COLLECTED MATERIAL:

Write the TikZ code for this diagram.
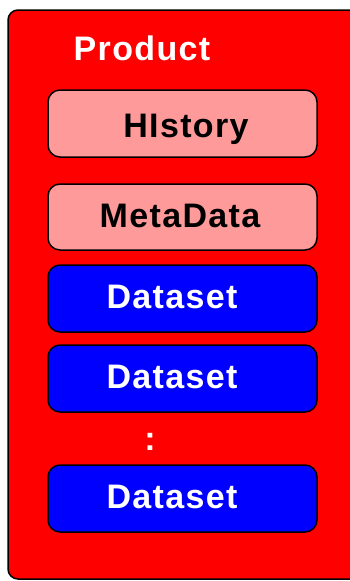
\documentclass[tikz,border=0pt]{standalone}
\usepackage{fontspec}
\setmainfont{Liberation Sans}[LetterSpace=4]
\definecolor{prodred}{HTML}{FF0000}
\definecolor{metapink}{HTML}{FF9A9A}
\definecolor{dsblue}{HTML}{0000FF}
\tikzset{
  x=1pt, y=-1pt,
  part/.style={draw=black, line width=1.5pt, rounded corners=12pt,
    minimum width=269pt, minimum height=67pt, inner sep=0pt, outer sep=0pt},
  metabox/.style={part, fill=metapink},
  databox/.style={part, fill=dsblue},
  lbl/.style={anchor=base, inner sep=0pt, font=\fontsize{34}{40}\selectfont\bfseries},
  darklbl/.style={lbl, text=black},
  lightlbl/.style={lbl, text=white}
}
\begin{document}
\begin{tikzpicture}
\useasboundingbox (0,0) rectangle (350,581);
\clip (0,0) rectangle (350,581);
\draw[fill=prodred, line width=1.5pt, rounded corners=10pt] (8,10) rectangle (370,579);
\node[lightlbl] (product) at (142,60) {Product};
\node[metabox] (history) at (182.5,123.5) {};
\node[darklbl] (historylbl) at (186,137) {HIstory};
\node[metabox, minimum height=66pt] (meta) at (182.5,217) {};
\node[darklbl] (metalbl) at (180,227) {MetaData};
\node[databox] (ds1) at (182.5,298.5) {};
\node[lightlbl] (ds1lbl) at (172,308) {Dataset};
\node[databox] (ds2) at (182.5,378.5) {};
\node[lightlbl] (ds2lbl) at (172,388) {Dataset};
\node[lightlbl] (dots) at (150,450) {:};
\node[databox] (ds3) at (182.5,498.5) {};
\node[lightlbl] (ds3lbl) at (172,508) {Dataset};
\end{tikzpicture}
\end{document}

WRITTEN EXERCISE:
Repeat the data exactly, dropping every picture it holds.

RESULT:
Write the TikZ code for this diagram.
\documentclass[tikz,border=0pt]{standalone}
\usepackage{fontspec}
\setmainfont{Liberation Sans}[LetterSpace=4]
\definecolor{prodred}{HTML}{FF0000}
\definecolor{metapink}{HTML}{FF9A9A}
\definecolor{dsblue}{HTML}{0000FF}
\tikzset{
  x=1pt, y=-1pt,
  part/.style={draw=black, line width=1.5pt, rounded corners=12pt,
    minimum width=269pt, minimum height=67pt, inner sep=0pt, outer sep=0pt},
  metabox/.style={part, fill=metapink},
  databox/.style={part, fill=dsblue},
  lbl/.style={anchor=base, inner sep=0pt, font=\fontsize{34}{40}\selectfont\bfseries},
  darklbl/.style={lbl, text=black},
  lightlbl/.style={lbl, text=white}
}
\begin{document}
\begin{tikzpicture}
\useasboundingbox (0,0) rectangle (350,581);
\clip (0,0) rectangle (350,581);
\draw[fill=prodred, line width=1.5pt, rounded corners=10pt] (8,10) rectangle (370,579);
\node[lightlbl] (product) at (142,60) {Product};
\node[metabox] (history) at (182.5,123.5) {};
\node[darklbl] (historylbl) at (186,137) {HIstory};
\node[metabox, minimum height=66pt] (meta) at (182.5,217) {};
\node[darklbl] (metalbl) at (180,227) {MetaData};
\node[databox] (ds1) at (182.5,298.5) {};
\node[lightlbl] (ds1lbl) at (172,308) {Dataset};
\node[databox] (ds2) at (182.5,378.5) {};
\node[lightlbl] (ds2lbl) at (172,388) {Dataset};
\node[lightlbl] (dots) at (150,450) {:};
\node[databox] (ds3) at (182.5,498.5) {};
\node[lightlbl] (ds3lbl) at (172,508) {Dataset};
\end{tikzpicture}
\end{document}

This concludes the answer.